The vision acknowledges that Friends are a refuge’s best ambassadors, noting that the Refuge System must “build on these successful citizen partnerships and take advantage of the opportunities that an aging but active baby boom generation provides.” Vision recommendation #11 calls for development of community partnerships so every refuge or refuge complex has a Friends group. Another recommendation calls for development of a national volunteer corps. National Friends coordinator Joanna Webb said there was overwhelming consensus among the 76 Friends attending the conference to support existing Friends groups, diversify programs for online accessibility and strengthen communication with refuge staff.

Siekaniec and Friends

Webb moderated an open discussion among Friends, former Refuge System chief Greg Siekaniec, who is now deputy director of the U.S. Fish and Wildlife Service, and Evan Hirsche, president of the National Wildlife Refuge Association (NWRA). When Friends expressed concern about future funding levels for the Refuge System, Siekaniec responded, “You will need to think about your vision as a Friends group and focus on your priorities.”
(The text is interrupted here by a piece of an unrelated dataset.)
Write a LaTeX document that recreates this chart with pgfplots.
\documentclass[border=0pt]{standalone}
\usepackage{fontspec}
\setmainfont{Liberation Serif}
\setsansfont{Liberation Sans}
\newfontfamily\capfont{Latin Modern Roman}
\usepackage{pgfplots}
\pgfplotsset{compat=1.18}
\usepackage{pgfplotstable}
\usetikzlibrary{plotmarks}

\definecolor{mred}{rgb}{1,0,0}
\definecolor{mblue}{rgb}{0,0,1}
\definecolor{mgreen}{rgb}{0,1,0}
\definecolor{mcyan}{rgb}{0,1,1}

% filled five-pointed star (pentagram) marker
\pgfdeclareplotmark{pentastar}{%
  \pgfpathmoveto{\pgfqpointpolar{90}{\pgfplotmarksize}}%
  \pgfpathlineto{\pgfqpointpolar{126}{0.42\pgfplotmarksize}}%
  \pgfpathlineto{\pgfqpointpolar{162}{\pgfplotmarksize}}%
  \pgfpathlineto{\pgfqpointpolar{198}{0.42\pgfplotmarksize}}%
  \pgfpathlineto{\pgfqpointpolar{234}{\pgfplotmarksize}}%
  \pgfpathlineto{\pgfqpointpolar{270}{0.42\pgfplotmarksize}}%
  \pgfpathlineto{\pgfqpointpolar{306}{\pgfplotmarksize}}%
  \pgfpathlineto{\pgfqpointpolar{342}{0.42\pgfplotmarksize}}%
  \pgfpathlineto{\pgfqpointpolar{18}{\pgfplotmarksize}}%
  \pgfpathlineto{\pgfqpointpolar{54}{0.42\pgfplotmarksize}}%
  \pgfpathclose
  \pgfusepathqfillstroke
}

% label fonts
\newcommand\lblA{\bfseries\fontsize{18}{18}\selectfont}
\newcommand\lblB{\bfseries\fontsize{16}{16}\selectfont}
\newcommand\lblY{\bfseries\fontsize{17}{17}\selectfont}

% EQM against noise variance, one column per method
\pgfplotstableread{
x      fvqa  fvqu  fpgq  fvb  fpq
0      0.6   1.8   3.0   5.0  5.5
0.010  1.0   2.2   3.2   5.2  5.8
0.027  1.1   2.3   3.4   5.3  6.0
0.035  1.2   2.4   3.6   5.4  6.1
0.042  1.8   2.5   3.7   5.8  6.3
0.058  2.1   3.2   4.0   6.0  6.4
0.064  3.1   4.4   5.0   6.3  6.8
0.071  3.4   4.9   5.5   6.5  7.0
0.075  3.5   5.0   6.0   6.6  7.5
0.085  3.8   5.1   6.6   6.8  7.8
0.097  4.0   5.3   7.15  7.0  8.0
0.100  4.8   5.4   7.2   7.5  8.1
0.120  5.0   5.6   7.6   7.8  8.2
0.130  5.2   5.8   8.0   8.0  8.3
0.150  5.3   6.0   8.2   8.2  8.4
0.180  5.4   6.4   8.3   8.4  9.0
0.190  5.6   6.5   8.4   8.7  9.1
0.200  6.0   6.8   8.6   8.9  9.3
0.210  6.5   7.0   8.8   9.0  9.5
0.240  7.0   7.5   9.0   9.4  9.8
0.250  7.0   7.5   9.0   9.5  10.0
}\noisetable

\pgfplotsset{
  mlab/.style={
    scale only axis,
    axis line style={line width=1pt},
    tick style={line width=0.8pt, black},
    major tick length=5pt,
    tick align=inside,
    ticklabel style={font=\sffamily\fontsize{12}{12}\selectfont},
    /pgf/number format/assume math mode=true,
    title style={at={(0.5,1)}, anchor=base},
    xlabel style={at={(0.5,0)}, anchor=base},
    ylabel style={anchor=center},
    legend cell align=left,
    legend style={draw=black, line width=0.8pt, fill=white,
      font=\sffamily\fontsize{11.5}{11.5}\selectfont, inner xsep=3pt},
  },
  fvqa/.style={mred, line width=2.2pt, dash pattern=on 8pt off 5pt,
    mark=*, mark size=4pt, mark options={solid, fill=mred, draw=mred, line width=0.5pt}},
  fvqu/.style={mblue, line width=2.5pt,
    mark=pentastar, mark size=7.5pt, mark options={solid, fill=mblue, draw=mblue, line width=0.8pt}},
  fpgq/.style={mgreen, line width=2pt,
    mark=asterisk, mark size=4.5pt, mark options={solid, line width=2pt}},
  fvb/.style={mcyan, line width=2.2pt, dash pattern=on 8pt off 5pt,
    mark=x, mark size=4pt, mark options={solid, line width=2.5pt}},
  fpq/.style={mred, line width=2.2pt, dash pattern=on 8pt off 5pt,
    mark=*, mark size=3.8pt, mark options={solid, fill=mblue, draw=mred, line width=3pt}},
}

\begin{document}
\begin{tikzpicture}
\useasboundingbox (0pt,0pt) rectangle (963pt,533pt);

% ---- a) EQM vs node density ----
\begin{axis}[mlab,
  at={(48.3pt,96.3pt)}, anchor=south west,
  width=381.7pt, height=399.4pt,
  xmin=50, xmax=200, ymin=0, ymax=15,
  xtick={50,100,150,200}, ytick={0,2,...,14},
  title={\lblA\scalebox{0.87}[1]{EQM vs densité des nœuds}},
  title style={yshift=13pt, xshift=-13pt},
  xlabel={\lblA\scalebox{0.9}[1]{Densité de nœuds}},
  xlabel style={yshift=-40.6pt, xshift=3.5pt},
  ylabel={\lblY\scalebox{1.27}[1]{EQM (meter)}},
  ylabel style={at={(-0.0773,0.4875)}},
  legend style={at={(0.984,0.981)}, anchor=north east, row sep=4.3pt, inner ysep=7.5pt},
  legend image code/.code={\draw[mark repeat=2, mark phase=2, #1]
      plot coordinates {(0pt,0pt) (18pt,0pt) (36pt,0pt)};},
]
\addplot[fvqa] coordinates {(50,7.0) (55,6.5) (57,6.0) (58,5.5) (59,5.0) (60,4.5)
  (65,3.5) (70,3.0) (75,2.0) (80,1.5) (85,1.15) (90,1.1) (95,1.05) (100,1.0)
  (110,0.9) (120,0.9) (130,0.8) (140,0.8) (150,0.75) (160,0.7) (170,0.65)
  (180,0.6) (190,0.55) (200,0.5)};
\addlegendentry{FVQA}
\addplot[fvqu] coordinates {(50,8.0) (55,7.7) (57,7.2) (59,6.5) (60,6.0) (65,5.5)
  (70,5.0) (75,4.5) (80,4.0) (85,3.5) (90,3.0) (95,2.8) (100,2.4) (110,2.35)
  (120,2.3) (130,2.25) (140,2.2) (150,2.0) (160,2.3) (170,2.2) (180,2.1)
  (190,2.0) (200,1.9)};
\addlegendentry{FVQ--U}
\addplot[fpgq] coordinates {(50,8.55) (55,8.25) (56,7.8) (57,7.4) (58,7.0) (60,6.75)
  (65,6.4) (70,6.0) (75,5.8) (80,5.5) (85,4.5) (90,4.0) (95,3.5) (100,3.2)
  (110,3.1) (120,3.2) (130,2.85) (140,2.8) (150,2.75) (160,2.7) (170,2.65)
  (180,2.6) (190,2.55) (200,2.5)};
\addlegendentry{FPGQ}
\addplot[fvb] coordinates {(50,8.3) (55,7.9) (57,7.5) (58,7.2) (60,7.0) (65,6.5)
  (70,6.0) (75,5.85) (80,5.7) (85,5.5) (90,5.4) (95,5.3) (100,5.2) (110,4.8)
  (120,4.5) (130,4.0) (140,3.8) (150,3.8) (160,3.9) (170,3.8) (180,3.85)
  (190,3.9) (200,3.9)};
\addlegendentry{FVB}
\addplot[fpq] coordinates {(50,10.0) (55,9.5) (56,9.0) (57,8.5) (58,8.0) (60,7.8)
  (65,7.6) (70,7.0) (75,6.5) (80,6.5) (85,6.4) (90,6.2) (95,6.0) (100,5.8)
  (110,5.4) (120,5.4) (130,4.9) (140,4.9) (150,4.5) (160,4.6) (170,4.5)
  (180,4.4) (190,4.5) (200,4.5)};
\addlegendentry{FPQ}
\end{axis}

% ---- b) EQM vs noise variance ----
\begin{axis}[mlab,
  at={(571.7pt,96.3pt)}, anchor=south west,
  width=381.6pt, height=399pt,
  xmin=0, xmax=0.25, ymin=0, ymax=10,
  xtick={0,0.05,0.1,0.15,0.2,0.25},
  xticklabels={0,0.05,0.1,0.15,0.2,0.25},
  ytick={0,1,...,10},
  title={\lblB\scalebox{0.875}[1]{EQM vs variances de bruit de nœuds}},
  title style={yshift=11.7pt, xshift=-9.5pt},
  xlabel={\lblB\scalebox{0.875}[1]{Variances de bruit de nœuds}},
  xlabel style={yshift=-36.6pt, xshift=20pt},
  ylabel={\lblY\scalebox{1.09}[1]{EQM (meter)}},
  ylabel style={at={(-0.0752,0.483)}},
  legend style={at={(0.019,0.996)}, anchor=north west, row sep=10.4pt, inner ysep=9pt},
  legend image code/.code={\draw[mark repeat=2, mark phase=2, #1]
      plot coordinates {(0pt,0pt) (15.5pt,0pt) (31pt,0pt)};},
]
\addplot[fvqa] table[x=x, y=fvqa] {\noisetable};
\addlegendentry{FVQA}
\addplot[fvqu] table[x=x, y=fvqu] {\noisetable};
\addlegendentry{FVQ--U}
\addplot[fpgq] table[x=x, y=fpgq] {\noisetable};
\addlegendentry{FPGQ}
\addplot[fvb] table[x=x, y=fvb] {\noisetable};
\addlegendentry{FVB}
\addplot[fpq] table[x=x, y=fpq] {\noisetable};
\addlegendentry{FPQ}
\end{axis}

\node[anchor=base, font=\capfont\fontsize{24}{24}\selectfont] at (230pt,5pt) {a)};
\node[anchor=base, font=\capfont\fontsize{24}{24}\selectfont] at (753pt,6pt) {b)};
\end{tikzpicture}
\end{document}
After that session, the NWRA’s Joan Patterson said, “We need to pull together, draw on our combined strengths, and find all the possible right answers to the challenges the refuge system will face. Friends have an amazing capacity to find those right answers, when working with refuge staff to define challenges and brainstorm solutions.”

Like many who attended the conference, Gaye Lingley, representing Friends of San Diego Wildlife Refuges, CA, said, “It’s always a huge benefit to be reinvigorated and recharged by such inspirational speakers and to be with others of like mind.”

Susan Snider, Friends of the Norwalk Islands, CT, said she believes the vision’s urban refuge initiative should be a large part of the Comprehensive Conservation Plan discussion at Stewart B. McKinney National Wildlife Refuge. “It will become critical to think creatively about how to connect urban populations with nature.”

Laurie Peterka and Ike Cabrera, members of the Friends of the Marianas Trench Marine National Monument, traveled the furthest. “We arrived at this conference empty and we left full of hope and vision,” said Cabrera. “We feel like we can bring the experience back to our community and continue the hard work, knowing there are partners who will assist us.”

In an exhilarating presentation illustrated with his own photography, former National Geographic photographer Dewitt Jones gave everyone four bywords to guide their actions in the weeks and months after the conference—vision, purpose, passion, creativity. “Celebrate what’s right and that will give you the energy to come up with something that is truly extraordinary.”